Outra novidade em relação ao primeiro é a direção feita a quatro mãos, com Arraes dividindo a função com Flávia Lacerda, que foi assistente de produção no longa de 2000. "Já conhecia o trabalho dela, tendo participado de alguns filmes como produtor ou roteirista, e achei que ela iria acrescentar muito ao filme", explica.
"Temos um estilo muito parecido. Eu posso pegar uma cena que a Flávia pré-dirigiu e fazer sem problemas. Tem esse lado prático e muito bom", elogia Arraes, que praticamente nunca tinha dividido a direção em suas obras anteriores. "E como estava meio longe dos sets, também achei que ela proporcionaria uma atualizada sobre o que estava sendo feito no cinema".
Antes ficou 12 anos sem dirigir - o último tinha sido "O Bem-Amado", antes de voltar neste ano com dois longas. "Grande Sertão", baseado no livro de Guimarães Rosa, foi o primeiro. "O outro 'Auto' é um filme relativamente simples, do ponto de vista da cinematografia. Este não, já que tínhamos condições de explorar melhor a produção que a gente tinha", enfatiza.
Como "Auto 2" já ultraou a casa de um milhão de espectadores em cinco dias, pensar numa segunda continuação não é exagero. Guel Arraes solta uma risada antes de dizer que "deixará para o jovem responder daqui a 25 anos". E sugere: "Quem sabe fazê-los (João Grilo e Chicó) meninos".

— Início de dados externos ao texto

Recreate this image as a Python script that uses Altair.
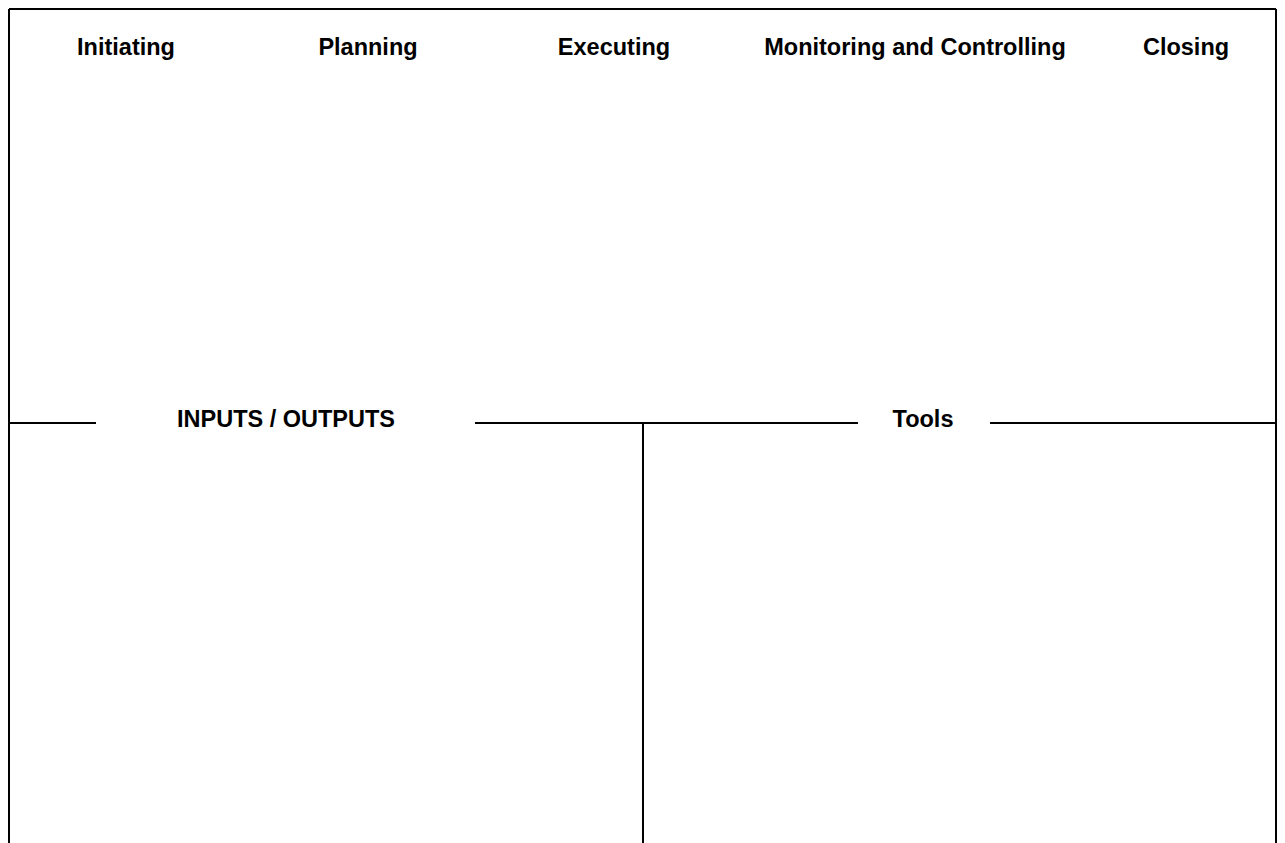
import altair as alt
import pandas as pd

# Page-space layout (pixels)
header_labels = ["Initiating", "Planning", "Executing", "Monitoring and Controlling", "Closing"]
header_x = [126, 368, 614, 915, 1186]
header_y = [55, 55, 55, 55, 55]

section_labels = ["INPUTS / OUTPUTS", "Tools"]
section_x = [286, 923]
section_y = [427, 427]

# frame and divider segments
seg_x1 = [9, 9, 1276, 9, 475, 990, 643]
seg_x2 = [1276, 9, 1276, 96, 858, 1276, 643]
seg_y1 = [9, 9, 9, 423, 423, 423, 423]
seg_y2 = [9, 843, 843, 423, 423, 423, 843]

segs = pd.DataFrame({"x": seg_x1, "x2": seg_x2, "y": seg_y1, "y2": seg_y2})
labels = pd.DataFrame({
    "text": header_labels + section_labels,
    "x": header_x + section_x,
    "y": header_y + section_y,
})

xs = alt.Scale(domain=[8, 1277], nice=False, zero=False)
ys = alt.Scale(domain=[8, 843], nice=False, zero=False, reverse=True)

rules = alt.Chart(segs).mark_rule(color="black", strokeWidth=2, clip=False).encode(
    x=alt.X("x:Q", scale=xs, axis=None),
    x2="x2:Q",
    y=alt.Y("y:Q", scale=ys, axis=None),
    y2="y2:Q",
)

texts = alt.Chart(labels).mark_text(
    font="Liberation Sans", fontSize=23.5, fontWeight="bold", color="black",
    align="center", baseline="alphabetic",
).encode(
    x=alt.X("x:Q", scale=xs, axis=None),
    y=alt.Y("y:Q", scale=ys, axis=None),
    text="text:N",
)

chart = alt.layer(rules, texts).properties(
    width=1269, height=835, padding=0,
    autosize=alt.AutoSizeParams(type="none"),
).configure_view(stroke=None)

chart.save("out.html", embed_options={"renderer": "svg", "actions": False})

Ele não tem dúvidas de que os dois personagens "são arquétipos incríveis e que conversam muito com o Brasil de hoje, como o empreendedor, o cara que se vinga, o camelô ,aquele que usa astúcia para sobreviver... Por isso continuam muito vivos, talvez mais do que nunca".
Arraes pondera que o aspecto mais difícil em "O Auto", por conta da obra de Suassuna, é que o filme tem que ser mais do que uma comédia local sobre o sertão. "Tem que abranger mais. Você pode fazer episódios engraçados de João Grilo e Chicó, mas pode ficar parecido com Mazzaropi. O 'Auto' do Ariano propõe uma transcendência", comenta.
"Há vários pontos na peça original que a gente quis manter nesse (filme). Ele pode não chegar lá, mas tem que ter essa ambição, não bastando fazer histórias engraçadas, o que é relativamente fácil de se fazer, caindo num esquema de série regional normal, que não é o caso do 'Auto da Compadecida' de Ariano", defende.